◆ What the exercise asks ◆
Output the entries word for word. Omit images.

◆ Information supplied ◆
(begin)

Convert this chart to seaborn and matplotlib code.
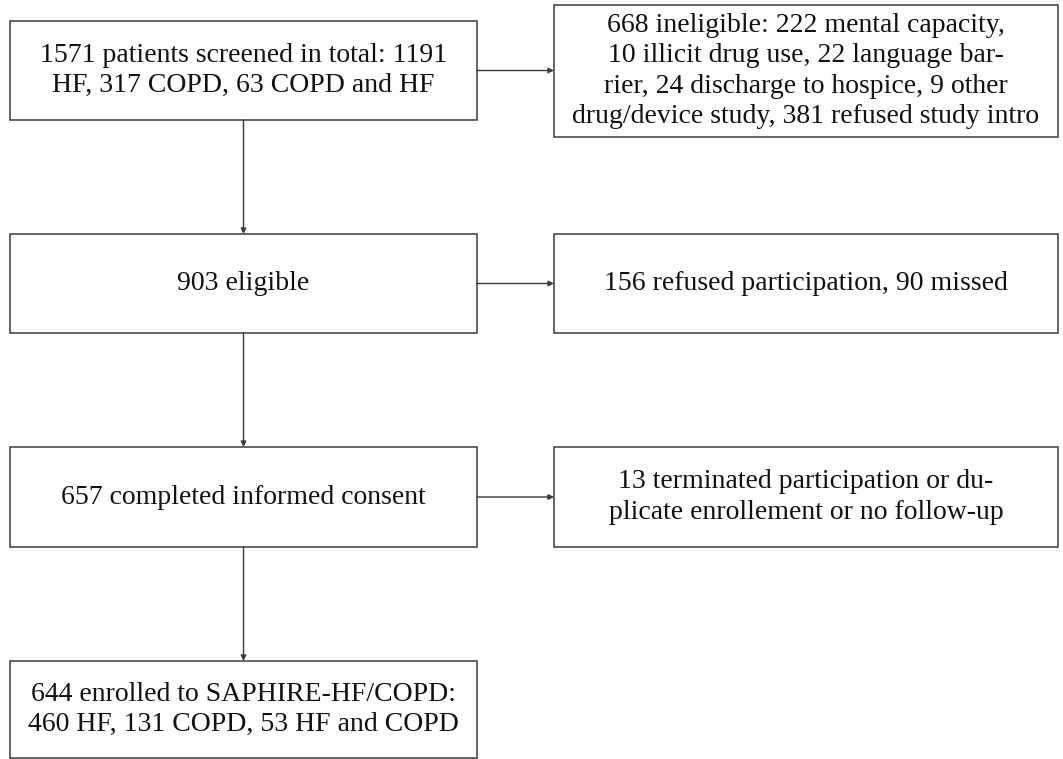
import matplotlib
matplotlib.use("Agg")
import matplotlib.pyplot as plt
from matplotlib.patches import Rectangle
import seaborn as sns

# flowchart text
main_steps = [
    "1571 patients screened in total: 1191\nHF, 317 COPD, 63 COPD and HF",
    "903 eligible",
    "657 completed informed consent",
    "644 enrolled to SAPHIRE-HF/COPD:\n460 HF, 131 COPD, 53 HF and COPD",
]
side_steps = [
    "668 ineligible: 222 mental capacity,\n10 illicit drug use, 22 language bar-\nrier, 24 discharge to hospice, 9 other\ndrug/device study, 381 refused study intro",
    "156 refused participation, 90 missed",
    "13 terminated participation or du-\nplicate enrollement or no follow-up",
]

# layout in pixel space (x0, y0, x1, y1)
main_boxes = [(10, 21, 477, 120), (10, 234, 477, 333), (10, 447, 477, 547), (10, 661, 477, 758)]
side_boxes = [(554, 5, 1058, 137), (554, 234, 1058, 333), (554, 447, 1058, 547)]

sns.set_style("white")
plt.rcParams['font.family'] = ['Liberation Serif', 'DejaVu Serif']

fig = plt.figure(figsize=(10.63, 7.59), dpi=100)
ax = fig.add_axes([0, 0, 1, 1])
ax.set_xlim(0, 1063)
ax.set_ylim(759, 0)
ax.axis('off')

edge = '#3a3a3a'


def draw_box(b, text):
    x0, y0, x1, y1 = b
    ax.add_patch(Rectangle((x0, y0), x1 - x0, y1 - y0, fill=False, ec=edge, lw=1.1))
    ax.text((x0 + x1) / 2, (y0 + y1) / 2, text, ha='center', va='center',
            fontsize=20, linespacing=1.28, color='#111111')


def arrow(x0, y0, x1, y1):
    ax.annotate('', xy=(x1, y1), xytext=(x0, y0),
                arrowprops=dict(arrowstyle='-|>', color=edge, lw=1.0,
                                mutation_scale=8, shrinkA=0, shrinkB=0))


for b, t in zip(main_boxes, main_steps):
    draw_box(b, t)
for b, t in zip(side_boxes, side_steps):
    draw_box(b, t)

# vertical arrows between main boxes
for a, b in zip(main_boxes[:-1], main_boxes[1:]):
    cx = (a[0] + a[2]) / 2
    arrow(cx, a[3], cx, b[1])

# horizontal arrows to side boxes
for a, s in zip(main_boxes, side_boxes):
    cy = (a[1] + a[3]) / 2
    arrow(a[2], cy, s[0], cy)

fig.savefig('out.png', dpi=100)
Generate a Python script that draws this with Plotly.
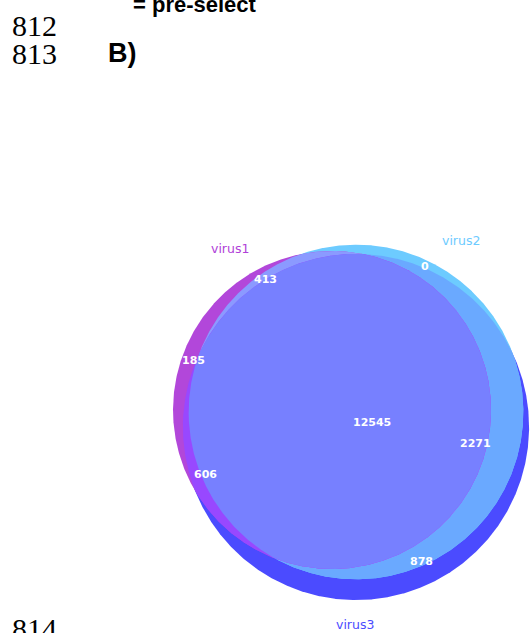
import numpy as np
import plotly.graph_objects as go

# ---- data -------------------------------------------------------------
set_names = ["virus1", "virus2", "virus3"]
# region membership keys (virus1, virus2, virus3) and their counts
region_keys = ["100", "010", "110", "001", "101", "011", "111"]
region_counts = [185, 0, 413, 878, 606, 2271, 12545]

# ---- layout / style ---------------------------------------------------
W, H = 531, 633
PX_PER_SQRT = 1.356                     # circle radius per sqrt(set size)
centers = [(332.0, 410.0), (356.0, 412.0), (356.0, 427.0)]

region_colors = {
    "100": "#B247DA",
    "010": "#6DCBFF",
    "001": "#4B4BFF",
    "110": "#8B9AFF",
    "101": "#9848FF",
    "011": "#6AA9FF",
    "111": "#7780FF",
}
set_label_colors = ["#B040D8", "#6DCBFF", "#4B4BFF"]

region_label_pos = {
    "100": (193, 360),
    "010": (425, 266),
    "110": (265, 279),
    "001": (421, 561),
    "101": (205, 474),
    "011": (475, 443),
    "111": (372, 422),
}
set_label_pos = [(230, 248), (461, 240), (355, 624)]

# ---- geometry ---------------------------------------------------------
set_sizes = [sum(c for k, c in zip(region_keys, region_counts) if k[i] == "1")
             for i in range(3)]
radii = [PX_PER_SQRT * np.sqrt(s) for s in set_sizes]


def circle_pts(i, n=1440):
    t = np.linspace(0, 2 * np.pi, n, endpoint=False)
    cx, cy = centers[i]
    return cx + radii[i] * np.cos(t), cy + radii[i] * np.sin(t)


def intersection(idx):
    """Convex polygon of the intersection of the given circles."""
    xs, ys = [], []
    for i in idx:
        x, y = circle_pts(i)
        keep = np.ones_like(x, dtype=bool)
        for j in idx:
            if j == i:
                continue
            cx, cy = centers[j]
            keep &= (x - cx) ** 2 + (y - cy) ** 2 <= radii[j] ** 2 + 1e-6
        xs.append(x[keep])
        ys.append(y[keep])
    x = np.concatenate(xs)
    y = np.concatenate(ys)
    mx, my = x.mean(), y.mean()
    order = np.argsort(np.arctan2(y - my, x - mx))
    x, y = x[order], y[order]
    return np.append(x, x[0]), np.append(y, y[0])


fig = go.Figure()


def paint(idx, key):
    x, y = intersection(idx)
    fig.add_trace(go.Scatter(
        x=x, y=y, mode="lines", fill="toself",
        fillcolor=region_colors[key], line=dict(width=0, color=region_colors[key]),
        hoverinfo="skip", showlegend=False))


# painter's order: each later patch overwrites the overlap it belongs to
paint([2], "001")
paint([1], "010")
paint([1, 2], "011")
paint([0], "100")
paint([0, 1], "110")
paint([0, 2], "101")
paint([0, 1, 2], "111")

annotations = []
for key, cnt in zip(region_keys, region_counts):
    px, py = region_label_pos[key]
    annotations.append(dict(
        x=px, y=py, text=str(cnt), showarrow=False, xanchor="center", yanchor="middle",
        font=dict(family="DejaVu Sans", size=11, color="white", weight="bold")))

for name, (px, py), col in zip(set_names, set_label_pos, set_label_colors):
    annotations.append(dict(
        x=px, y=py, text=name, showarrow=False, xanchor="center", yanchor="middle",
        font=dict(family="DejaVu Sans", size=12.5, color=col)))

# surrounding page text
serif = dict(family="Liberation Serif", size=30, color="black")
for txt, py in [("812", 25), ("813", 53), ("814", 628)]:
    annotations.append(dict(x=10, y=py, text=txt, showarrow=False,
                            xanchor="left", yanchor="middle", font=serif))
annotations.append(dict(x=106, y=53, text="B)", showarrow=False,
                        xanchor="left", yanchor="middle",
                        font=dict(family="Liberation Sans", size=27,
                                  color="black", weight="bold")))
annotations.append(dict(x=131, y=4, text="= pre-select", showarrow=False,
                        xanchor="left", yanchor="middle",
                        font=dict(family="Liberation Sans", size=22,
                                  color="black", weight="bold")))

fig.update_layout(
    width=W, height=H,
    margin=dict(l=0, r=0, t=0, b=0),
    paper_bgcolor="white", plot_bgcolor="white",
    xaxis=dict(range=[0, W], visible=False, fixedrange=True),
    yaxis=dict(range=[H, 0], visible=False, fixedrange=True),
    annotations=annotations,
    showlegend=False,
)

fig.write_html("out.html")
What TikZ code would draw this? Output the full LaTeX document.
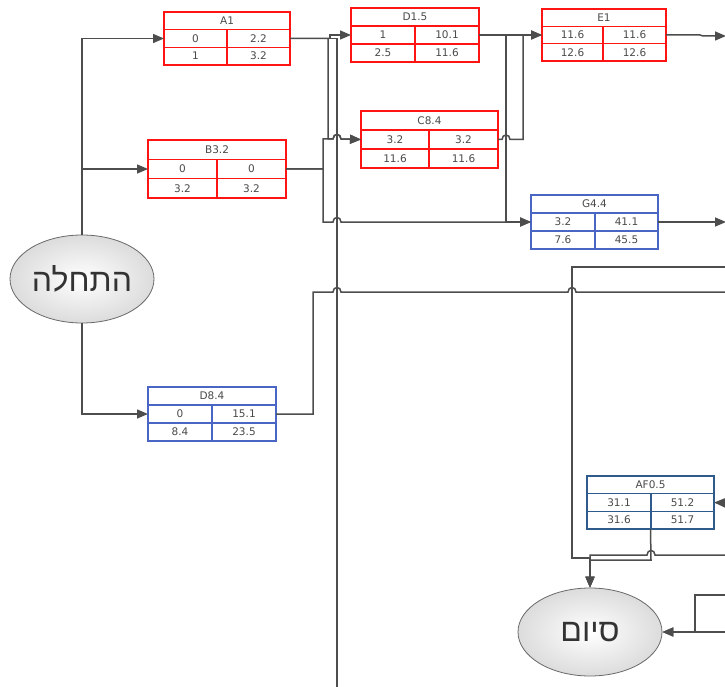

(end)

◆ Task output ◆
Convert this chart to seaborn and matplotlib code.
import matplotlib
matplotlib.use("Agg")
import matplotlib.pyplot as plt
from matplotlib.patches import Rectangle
import seaborn as sns

# flowchart text
main_steps = [
    "1571 patients screened in total: 1191\nHF, 317 COPD, 63 COPD and HF",
    "903 eligible",
    "657 completed informed consent",
    "644 enrolled to SAPHIRE-HF/COPD:\n460 HF, 131 COPD, 53 HF and COPD",
]
side_steps = [
    "668 ineligible: 222 mental capacity,\n10 illicit drug use, 22 language bar-\nrier, 24 discharge to hospice, 9 other\ndrug/device study, 381 refused study intro",
    "156 refused participation, 90 missed",
    "13 terminated participation or du-\nplicate enrollement or no follow-up",
]

# layout in pixel space (x0, y0, x1, y1)
main_boxes = [(10, 21, 477, 120), (10, 234, 477, 333), (10, 447, 477, 547), (10, 661, 477, 758)]
side_boxes = [(554, 5, 1058, 137), (554, 234, 1058, 333), (554, 447, 1058, 547)]

sns.set_style("white")
plt.rcParams['font.family'] = ['Liberation Serif', 'DejaVu Serif']

fig = plt.figure(figsize=(10.63, 7.59), dpi=100)
ax = fig.add_axes([0, 0, 1, 1])
ax.set_xlim(0, 1063)
ax.set_ylim(759, 0)
ax.axis('off')

edge = '#3a3a3a'


def draw_box(b, text):
    x0, y0, x1, y1 = b
    ax.add_patch(Rectangle((x0, y0), x1 - x0, y1 - y0, fill=False, ec=edge, lw=1.1))
    ax.text((x0 + x1) / 2, (y0 + y1) / 2, text, ha='center', va='center',
            fontsize=20, linespacing=1.28, color='#111111')


def arrow(x0, y0, x1, y1):
    ax.annotate('', xy=(x1, y1), xytext=(x0, y0),
                arrowprops=dict(arrowstyle='-|>', color=edge, lw=1.0,
                                mutation_scale=8, shrinkA=0, shrinkB=0))


for b, t in zip(main_boxes, main_steps):
    draw_box(b, t)
for b, t in zip(side_boxes, side_steps):
    draw_box(b, t)

# vertical arrows between main boxes
for a, b in zip(main_boxes[:-1], main_boxes[1:]):
    cx = (a[0] + a[2]) / 2
    arrow(cx, a[3], cx, b[1])

# horizontal arrows to side boxes
for a, s in zip(main_boxes, side_boxes):
    cy = (a[1] + a[3]) / 2
    arrow(a[2], cy, s[0], cy)

fig.savefig('out.png', dpi=100)
Generate a Python script that draws this with Plotly.
import numpy as np
import plotly.graph_objects as go

# ---- data -------------------------------------------------------------
set_names = ["virus1", "virus2", "virus3"]
# region membership keys (virus1, virus2, virus3) and their counts
region_keys = ["100", "010", "110", "001", "101", "011", "111"]
region_counts = [185, 0, 413, 878, 606, 2271, 12545]

# ---- layout / style ---------------------------------------------------
W, H = 531, 633
PX_PER_SQRT = 1.356                     # circle radius per sqrt(set size)
centers = [(332.0, 410.0), (356.0, 412.0), (356.0, 427.0)]

region_colors = {
    "100": "#B247DA",
    "010": "#6DCBFF",
    "001": "#4B4BFF",
    "110": "#8B9AFF",
    "101": "#9848FF",
    "011": "#6AA9FF",
    "111": "#7780FF",
}
set_label_colors = ["#B040D8", "#6DCBFF", "#4B4BFF"]

region_label_pos = {
    "100": (193, 360),
    "010": (425, 266),
    "110": (265, 279),
    "001": (421, 561),
    "101": (205, 474),
    "011": (475, 443),
    "111": (372, 422),
}
set_label_pos = [(230, 248), (461, 240), (355, 624)]

# ---- geometry ---------------------------------------------------------
set_sizes = [sum(c for k, c in zip(region_keys, region_counts) if k[i] == "1")
             for i in range(3)]
radii = [PX_PER_SQRT * np.sqrt(s) for s in set_sizes]


def circle_pts(i, n=1440):
    t = np.linspace(0, 2 * np.pi, n, endpoint=False)
    cx, cy = centers[i]
    return cx + radii[i] * np.cos(t), cy + radii[i] * np.sin(t)


def intersection(idx):
    """Convex polygon of the intersection of the given circles."""
    xs, ys = [], []
    for i in idx:
        x, y = circle_pts(i)
        keep = np.ones_like(x, dtype=bool)
        for j in idx:
            if j == i:
                continue
            cx, cy = centers[j]
            keep &= (x - cx) ** 2 + (y - cy) ** 2 <= radii[j] ** 2 + 1e-6
        xs.append(x[keep])
        ys.append(y[keep])
    x = np.concatenate(xs)
    y = np.concatenate(ys)
    mx, my = x.mean(), y.mean()
    order = np.argsort(np.arctan2(y - my, x - mx))
    x, y = x[order], y[order]
    return np.append(x, x[0]), np.append(y, y[0])


fig = go.Figure()


def paint(idx, key):
    x, y = intersection(idx)
    fig.add_trace(go.Scatter(
        x=x, y=y, mode="lines", fill="toself",
        fillcolor=region_colors[key], line=dict(width=0, color=region_colors[key]),
        hoverinfo="skip", showlegend=False))


# painter's order: each later patch overwrites the overlap it belongs to
paint([2], "001")
paint([1], "010")
paint([1, 2], "011")
paint([0], "100")
paint([0, 1], "110")
paint([0, 2], "101")
paint([0, 1, 2], "111")

annotations = []
for key, cnt in zip(region_keys, region_counts):
    px, py = region_label_pos[key]
    annotations.append(dict(
        x=px, y=py, text=str(cnt), showarrow=False, xanchor="center", yanchor="middle",
        font=dict(family="DejaVu Sans", size=11, color="white", weight="bold")))

for name, (px, py), col in zip(set_names, set_label_pos, set_label_colors):
    annotations.append(dict(
        x=px, y=py, text=name, showarrow=False, xanchor="center", yanchor="middle",
        font=dict(family="DejaVu Sans", size=12.5, color=col)))

# surrounding page text
serif = dict(family="Liberation Serif", size=30, color="black")
for txt, py in [("812", 25), ("813", 53), ("814", 628)]:
    annotations.append(dict(x=10, y=py, text=txt, showarrow=False,
                            xanchor="left", yanchor="middle", font=serif))
annotations.append(dict(x=106, y=53, text="B)", showarrow=False,
                        xanchor="left", yanchor="middle",
                        font=dict(family="Liberation Sans", size=27,
                                  color="black", weight="bold")))
annotations.append(dict(x=131, y=4, text="= pre-select", showarrow=False,
                        xanchor="left", yanchor="middle",
                        font=dict(family="Liberation Sans", size=22,
                                  color="black", weight="bold")))

fig.update_layout(
    width=W, height=H,
    margin=dict(l=0, r=0, t=0, b=0),
    paper_bgcolor="white", plot_bgcolor="white",
    xaxis=dict(range=[0, W], visible=False, fixedrange=True),
    yaxis=dict(range=[H, 0], visible=False, fixedrange=True),
    annotations=annotations,
    showlegend=False,
)

fig.write_html("out.html")
What TikZ code would draw this? Output the full LaTeX document.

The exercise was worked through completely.